Like much of his art, the correspondence of George Grey Barnard with his family and friends presents almost every thought and activity as a larger than life experience. More than half the letters are those Barnard wrote to his parents and siblings over an approximate 25-year period, from his student days in Paris to his years working on the monumental sculptural project for the capitol building in Harrisburg (PA). Assuring his parents of "long and hard work" as "the only way to attain great heights," a young Barnard announces at the end of his academic training that he has reached the stage where "technique is secondary" and that it is "his passion and poetry" that define his art. Apparently confident in his ways, Barnard also gives frequent advice to his sisters Mae and "Toots" and to his brother Evan on the importance and manner of serious study and work. No doubt influenced by his father's calling to the ministry, Barnard often reflects on his life and art in relation to a higher being, as when he writes to his father that art is only worthy when the "soul of man and God [is its] cornerstone." His spiritual devotion, in turn, also leads Barnard to frequent pronouncements of his devotion to his parents and their reliance on one another, which is not only spiritual but material. For example, in trying to obtain various commissions, Barnard asks his parents to contact others on his behalf or to gather up any clippings publicizing his artistic achievements. Conversely, Barnard often sends money to his parents, even when he is pressed financially, which apparently occurs frequently. As his letters attest throughout his career, Barnard finds himself (and later, his own family) on the brink of financial disaster, and his musings on these situations are no less passionate. Comparing himself with Michelangelo and Phidias, Barnard often broods over his art not being appreciated, particularly in his own country. Because Barnard often describes his works simply as "groups" or "busts," it is difficult to identify specific project titles. In much of his early correspodence, Barnard regularly writes of several close acquaintances, including the family of Alfred Corning Clark, the Hovelaque family and an unidentified Frank and Charles, the latter described as a singer of some success in Europe. A few later letters pertain to Barnard's trials and tribulations of buying and selling French antiquities and constructing his own cloisters in Washington Heights.
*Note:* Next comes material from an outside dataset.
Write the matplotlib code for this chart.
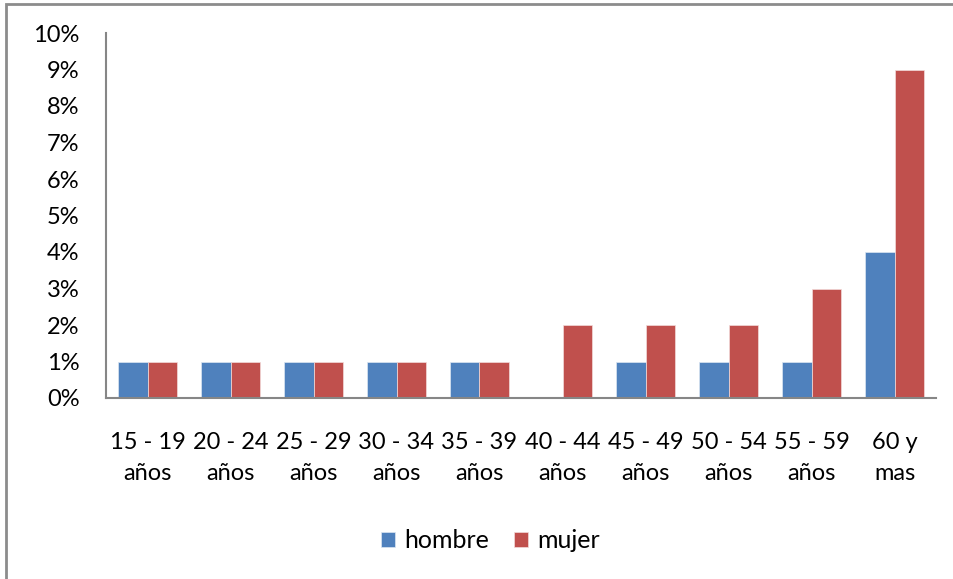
import matplotlib.pyplot as plt
import numpy as np
from matplotlib.patches import Rectangle
from matplotlib.ticker import PercentFormatter

plt.rcParams['font.family'] = ['Lato', 'DejaVu Sans']

# data (percent)
categories = ['15 - 19\naños', '20 - 24\naños', '25 - 29\naños', '30 - 34\naños',
              '35 - 39\naños', '40 - 44\naños', '45 - 49\naños', '50 - 54\naños',
              '55 - 59\naños', '60 y\nmas']
hombre = [1, 1, 1, 1, 1, 0, 1, 1, 1, 4]
mujer = [1, 1, 1, 1, 1, 2, 2, 2, 3, 9]

blue = '#4F81BD'
red = '#C0504D'
grey = '#868686'

fig = plt.figure(figsize=(9.54, 5.79), dpi=100)
ax = fig.add_axes([106/954, 1 - 398/579, 830/954, 365/579])

x = np.arange(len(categories))
w = 0.36
ax.bar(x - w/2, hombre, w, color=blue, edgecolor='#dce6f2', linewidth=0.5, label='hombre')
ax.bar(x + w/2, mujer, w, color=red, edgecolor='#f2dcdb', linewidth=0.5, label='mujer')

ax.set_xlim(-0.5, len(categories) - 0.5)
ax.set_ylim(0, 10)
ax.set_yticks(range(0, 11))
ax.yaxis.set_major_formatter(PercentFormatter(decimals=0))
ax.set_xticks(x)
ax.set_xticklabels(categories, linespacing=1.6)

for s in ['top', 'right']:
    ax.spines[s].set_visible(False)
for s in ['left', 'bottom']:
    ax.spines[s].set_color(grey)
    ax.spines[s].set_linewidth(1.5)
ax.tick_params(axis='both', length=0, labelsize=17, colors='black')
ax.tick_params(axis='y', pad=19)
ax.tick_params(axis='x', pad=24.5)

fig.legend(loc='center', bbox_to_anchor=(0.514, 1 - 541/579), ncol=2, frameon=False,
           fontsize=18, handlelength=0.58, handleheight=0.58, handletextpad=0.35,
           columnspacing=1.0)

# chart border
fig.add_artist(Rectangle((6/954, -0.05), 1.1, 1 - 3.5/579 + 0.05, transform=fig.transFigure,
                         fill=False, edgecolor='#8c8c8c', linewidth=2))

fig.savefig('out.png', dpi=100)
The next significant group of letters is that between Barnard and his wife Edna. Most of the letters date from their early years of courtship and marriage, from 1893 to 1895. Both write as young romantics, revealing a passion tempered by spiritual devotion. In some of the later letters, they discuss two of their children, Vivia and Monroe, while Barbara is never mentioned, at least by name. According to a letter Edna wrote to her in-laws, dated November 11, 1910, there may have been a fourth child, Prudence. However, that is the only reference ever made. There are also several letters written between Edna and other members of her family, including her sisters, Alice and May, as well as her mother who apparently was nicknamed "Lambie." Included in the few third-party letters is one pertaining to Evan W. Grubb, a maternal relative of Barnard's, who was killed in action during the Civil War.
Many letters have pages missing, and approximately one-quarter of the correspondence remains undated. Based on content, a number of letters were assigned approximate dates during processing. With many letters, there is a note apparently by Williams giving a summary of topics as well as other comments. These are brief notations, unlike the typed copies of letters he made, which are processed as part of the "Working Notes" series. The pencil notations on the acid-free paper wrapped around each letter were made during processing.